Values Compatibility
Two people can share the same faith and still have fundamentally different values. One person may prioritise family above all else — proximity to parents, regular gatherings, collective decision-making. Another may value independence, nuclear-family privacy, and personal ambition. Neither approach is wrong. But without identifying the gap, resentment builds quietly.
Ask not just what a person believes, but what they would sacrifice for those beliefs. Actions reveal values in ways that words never can.
Communication Style
Some people process conflict externally — they need to talk through tension immediately. Others need quiet time to reflect before they can speak meaningfully. When these two styles collide without understanding, one partner feels abandoned and the other feels ambushed.

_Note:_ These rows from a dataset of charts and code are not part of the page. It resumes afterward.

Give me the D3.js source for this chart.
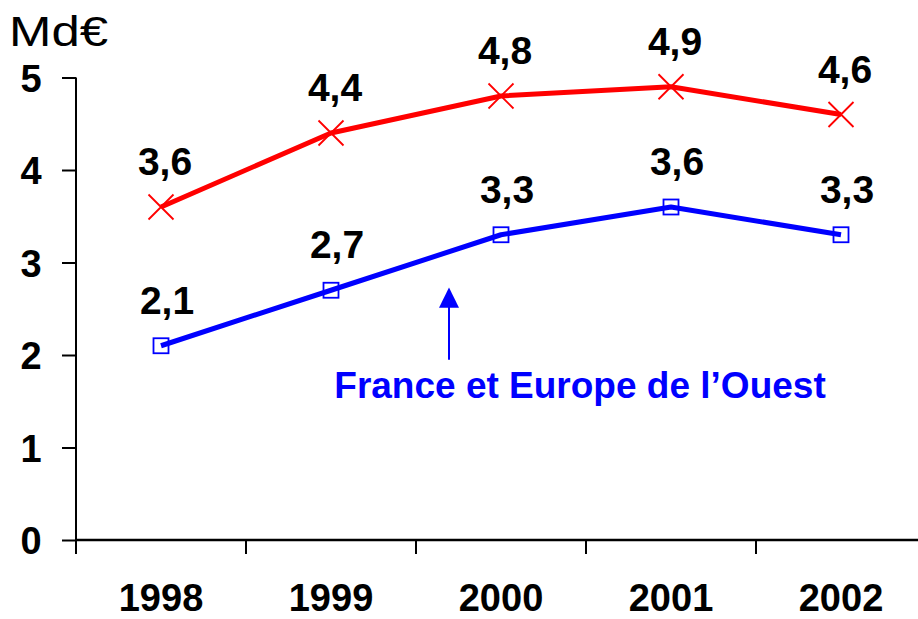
<!DOCTYPE html>
<html>
<head>
<meta charset="utf-8">
<script src="https://cdn.jsdelivr.net/npm/d3@7"></script>
<style>
  html, body { margin: 0; padding: 0; background: #fff; }
  svg { display: block; font-family: Arial, "Liberation Sans", sans-serif; }
</style>
</head>
<body>
<div id="chart"></div>
<script>
const years = ["1998", "1999", "2000", "2001", "2002"];
const totalValues = [3.6, 4.4, 4.8, 4.9, 4.6];
const europeValues = [2.1, 2.7, 3.3, 3.6, 3.3];
const yTicks = [0, 1, 2, 3, 4, 5];
const unitLabel = "Md€";
const annotationText = "France et Europe de l’Ouest";

const width = 918, height = 619;
const margin = { top: 77.5, right: -8, bottom: 79, left: 76 };
const w = width - margin.left - margin.right;
const h = height - margin.top - margin.bottom;

const svg = d3.select("#chart").append("svg")
  .attr("width", width).attr("height", height);
const g = svg.append("g").attr("transform", `translate(${margin.left},${margin.top})`);

const x = d3.scaleBand().domain(years).range([0, w]);
const y = d3.scaleLinear().domain([0, 5]).range([h, 0]);
const fmt = v => String(v).replace(".", ",");

// y axis
const yAxis = g.append("g")
  .call(d3.axisLeft(y).tickValues(yTicks).tickSize(14).tickPadding(22).tickFormat(d3.format("d")));
yAxis.select(".domain").attr("stroke", "#000").attr("stroke-width", 2).attr("d", `M0,${h}V0`);
yAxis.selectAll("line").attr("stroke", "#000").attr("stroke-width", 2);
yAxis.selectAll("text").attr("fill", "#000").style("font-size", "38px").style("font-weight", "bold")
  .attr("text-anchor", "middle").attr("x", -45).attr("dy", "0.36em");

// x axis
const xAxis = g.append("g").attr("transform", `translate(0,${h})`)
  .call(d3.axisBottom(x).tickSize(0).tickPadding(44));
xAxis.select(".domain").attr("stroke", "#000").attr("stroke-width", 2.5).attr("d", `M0,0H${w}`);
xAxis.selectAll("text").attr("fill", "#000").style("font-size", "38px").style("font-weight", "bold");
// boundary ticks between categories
g.append("g").selectAll("line")
  .data(years.concat(["end"]))
  .join("line")
  .attr("x1", (d, i) => i * x.bandwidth()).attr("x2", (d, i) => i * x.bandwidth())
  .attr("y1", h).attr("y2", h + 14)
  .attr("stroke", "#000").attr("stroke-width", 2);

// unit label
svg.append("text").attr("x", 9).attr("y", 46)
  .style("font-size", "43px").attr("fill", "#000")
  .attr("textLength", 99).attr("lengthAdjust", "spacingAndGlyphs")
  .text(unitLabel);

const cx = (d, i) => x(years[i]) + x.bandwidth() / 2;
const line = d3.line().x((d, i) => cx(d, i)).y(d => y(d));

// red series
g.append("path").datum(totalValues).attr("fill", "none")
  .attr("stroke", "#ff0000").attr("stroke-width", 5).attr("stroke-linejoin", "round")
  .attr("d", line);
const cross = 12.5;
g.append("g").selectAll("path").data(totalValues).join("path")
  .attr("d", (d, i) => {
    const px = cx(d, i), py = y(d);
    return `M${px - cross},${py - cross}L${px + cross},${py + cross}M${px - cross},${py + cross}L${px + cross},${py - cross}`;
  })
  .attr("stroke", "#ff0000").attr("stroke-width", 1.8).attr("fill", "none");

// blue series
g.append("path").datum(europeValues).attr("fill", "none")
  .attr("stroke", "#0000ff").attr("stroke-width", 5).attr("stroke-linejoin", "round")
  .attr("d", line);
const sq = 7.5;
g.append("g").selectAll("rect").data(europeValues).join("rect")
  .attr("x", (d, i) => cx(d, i) - sq).attr("y", d => y(d) - sq)
  .attr("width", sq * 2).attr("height", sq * 2)
  .attr("fill", "none").attr("stroke", "#0000ff").attr("stroke-width", 1.8);

// value labels
const labelStyle = sel => sel.attr("text-anchor", "middle").attr("fill", "#000")
  .style("font-size", "39px").style("font-weight", "bold");
g.append("g").selectAll("text").data(totalValues).join("text")
  .attr("x", (d, i) => cx(d, i) + 4).attr("y", d => y(d) - 32)
  .text(fmt).call(labelStyle);
g.append("g").selectAll("text").data(europeValues).join("text")
  .attr("x", (d, i) => cx(d, i) + 6).attr("y", d => y(d) - 32)
  .text(fmt).call(labelStyle);

// annotation arrow + text
const ax = x("2000") + 33;
g.append("line").attr("x1", ax).attr("x2", ax)
  .attr("y1", y(1.95)).attr("y2", y(2.53))
  .attr("stroke", "#0000ff").attr("stroke-width", 2);
g.append("path")
  .attr("d", `M${ax},${y(2.73)}L${ax - 10},${y(2.51)}L${ax + 10},${y(2.51)}Z`)
  .attr("fill", "#0000ff");
g.append("text").attr("x", x("2001") - 6).attr("y", y(1.53))
  .attr("text-anchor", "middle").attr("fill", "#0000ff")
  .style("font-size", "37px").style("font-weight", "bold")
  .text(annotationText);
</script>
</body>
</html>
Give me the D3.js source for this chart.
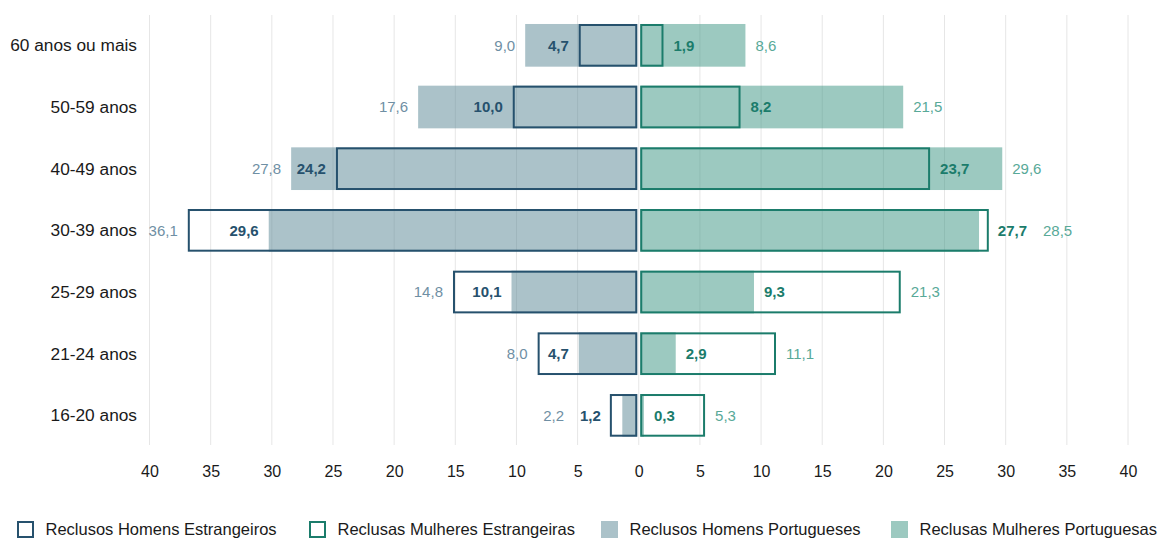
<!DOCTYPE html>
<html>
<head>
<meta charset="utf-8">
<script src="https://cdn.jsdelivr.net/npm/d3@7"></script>
<style>
  body { margin: 0; background: #fff; }
  svg { display: block; font-family: "Liberation Sans", Arial, sans-serif; }
</style>
</head>
<body>
<svg id="chart" width="1161" height="539"></svg>
<script>
// age groups, top to bottom
var ageGroups = ["60 anos ou mais", "50-59 anos", "40-49 anos", "30-39 anos", "25-29 anos", "21-24 anos", "16-20 anos"];

// % by age group
var homensPortugueses = [9.0, 17.6, 27.8, 29.6, 10.1, 4.7, 1.2];
var homensEstrangeiros = [4.7, 10.0, 24.2, 36.1, 14.8, 8.0, 2.2];
var mulheresPortuguesas = [8.6, 21.5, 29.6, 27.7, 9.3, 2.9, 0.3];
var mulheresEstrangeiras = [1.9, 8.2, 23.7, 28.5, 21.3, 11.1, 5.3];

var tickValues = [-40, -35, -30, -25, -20, -15, -10, -5, 0, 5, 10, 15, 20, 25, 30, 35, 40];

var legendItems = ["Reclusos Homens Estrangeiros", "Reclusas Mulheres Estrangeiras", "Reclusos Homens Portugueses", "Reclusas Mulheres Portuguesas"];

var col = {
  menFill: "#5d8a98", womenFill: "#419786",
  menLine: "#26516d", womenLine: "#1b7c6b",
  menLight: "#6f8fa4", womenLight: "#58a998"
};

var svg = d3.select("#chart");

var x = d3.scaleLinear().domain([-40, 40]).range([149.5, 1128]);
var y = d3.scaleBand().domain(ageGroups).range([14.5, 446.2]).paddingInner(0.308).paddingOuter(0.154);
var x0 = x(0);
var gap = 1.5;

// bar scales per side (the men's side in the original runs a little longer than its axis)
var xMen = d3.scaleLinear().domain([0, 40]).range([x0 - gap, x0 - gap - 40 * 12.45]);
var xWomen = d3.scaleLinear().domain([0, 40]).range([x0 + gap, x0 + gap + 40 * 12.23]);

// gridlines
svg.append("g").selectAll("line").data(tickValues).join("line")
  .attr("x1", d => x(d)).attr("x2", d => x(d))
  .attr("y1", 15).attr("y2", 445)
  .attr("stroke", "#e6e6e6").attr("stroke-width", 1);

// tick labels
var axis = d3.axisBottom(x).tickValues(tickValues).tickSize(0).tickFormat(d => Math.abs(d));
var ax = svg.append("g").attr("transform", "translate(0,463)").call(axis);
ax.select(".domain").remove();
ax.selectAll("text").attr("font-size", 16).attr("fill", "#1a1a1a")
  .attr("font-family", "Liberation Sans, Arial, sans-serif");

// category labels
svg.append("g").selectAll("text").data(ageGroups).join("text")
  .attr("x", 137).attr("y", d => y(d) + y.bandwidth() / 2)
  .attr("dy", "0.35em").attr("text-anchor", "end")
  .attr("font-size", 17.3).attr("fill", "#1a1a1a")
  .text(d => d);

var fmt = v => d3.format(".1f")(v).replace(".", ",");
var bh = y.bandwidth();

function drawSide(side, sx, portugueses, estrangeiros, fill, line, light) {
  var g = svg.append("g");
  var edge = sx(0);

  ageGroups.forEach(function (grp, i) {
    var yy = y(grp);
    var p = portugueses[i], e = estrangeiros[i];

    // filled bar (portugueses)
    g.append("rect")
      .attr("x", Math.min(edge, sx(p))).attr("y", yy)
      .attr("width", Math.abs(sx(p) - edge)).attr("height", bh)
      .attr("fill", fill).attr("fill-opacity", 0.52);

    // outlined bar (estrangeiros)
    var ox = Math.min(edge, sx(e)), ow = Math.abs(sx(e) - edge);
    g.append("rect")
      .attr("x", ox + 1).attr("y", yy + 1)
      .attr("width", Math.max(ow - 2, 0)).attr("height", bh - 2)
      .attr("fill", "none").attr("stroke", line).attr("stroke-width", 2);

    // labels: inner (bold) for the shorter bar, outer (light) for the longer
    var lo = Math.min(p, e), hi = Math.max(p, e);
    var cy = yy + bh / 2;
    var inner = g.append("text").attr("y", cy).attr("dy", "0.35em")
      .attr("font-size", 15).attr("font-weight", "bold").attr("fill", line)
      .attr("text-anchor", side < 0 ? "end" : "start").text(fmt(lo));
    var w = inner.node().getComputedTextLength();
    var room = Math.abs(sx(hi) - sx(lo));
    var ix, outerX;
    if (room > w + 14) {
      ix = sx(lo) + side * 10;
      outerX = sx(hi) + side * 10;
    } else {
      ix = sx(hi) + side * 9;
      outerX = ix + side * (w + 16);
    }
    inner.attr("x", ix);
    g.append("text").attr("x", outerX).attr("y", cy).attr("dy", "0.35em")
      .attr("font-size", 15).attr("fill", light)
      .attr("text-anchor", side < 0 ? "end" : "start").text(fmt(hi));
  });
}

drawSide(-1, xMen, homensPortugueses, homensEstrangeiros, col.menFill, col.menLine, col.menLight);
drawSide(1, xWomen, mulheresPortuguesas, mulheresEstrangeiras, col.womenFill, col.womenLine, col.womenLight);

// legend
var legendX = [17, 309, 601, 891];
var lg = svg.append("g");
legendItems.forEach(function (name, i) {
  var gx = legendX[i];
  var isMen = i % 2 === 0;
  if (i < 2) {
    lg.append("rect").attr("x", gx + 1).attr("y", 522).attr("width", 15).attr("height", 15)
      .attr("fill", "#fff").attr("stroke", isMen ? col.menLine : col.womenLine).attr("stroke-width", 2);
  } else {
    lg.append("rect").attr("x", gx).attr("y", 521).attr("width", 17).attr("height", 17)
      .attr("fill", isMen ? col.menFill : col.womenFill).attr("fill-opacity", 0.52);
  }
  lg.append("text").attr("x", gx + 28.5).attr("y", 535)
    .attr("font-size", 16.5).attr("fill", "#1a1a1a").text(name);
});
</script>
</body>
</html>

Discussing how each of you handles disagreement — and what you need from the other during those moments — is one of the most practical conversations you can have before marriage.
Energy and Social Temperament
An introvert married to a highly social extrovert will face real, recurring friction unless there is mutual understanding and respect. How do you each recharge? What does an ideal weekend look like? Are you energised by social gatherings or exhausted by them? These are not shallow questions. They shape the texture of daily life together.
Attitude Toward Growth and Change
People change. Interests shift. Careers pivot. Faith deepens or wavers. A marriage needs two people who are committed not only to each other as they are today, but to growing together through change. Does the person you are considering welcome growth, or do they need everything to remain fixed?
How They Treat People Who Cannot Help Them
Watch how a person treats the waiter at the restaurant, the cleaner at the office, the younger sibling at home. How someone behaves toward people of lower status or those who cannot benefit them reveals character that no profile description can capture. This is the person you will be married to in the ordinary moments of life — not just the special occasions.
A Shared Sense of Humour
This sounds minor. It is not. Laughter is the lubricant of long marriages. Two people who can find joy and lightness together — who can defuse tension with a shared smile — have a resource that many couples lack. You do not need identical humour. You need enough shared ground that life together is not always serious.
Compatibility is not a destination you arrive at. It is a practice of understanding, adjusting, and choosing each other — continuously. Start the practice before the nikah, not after.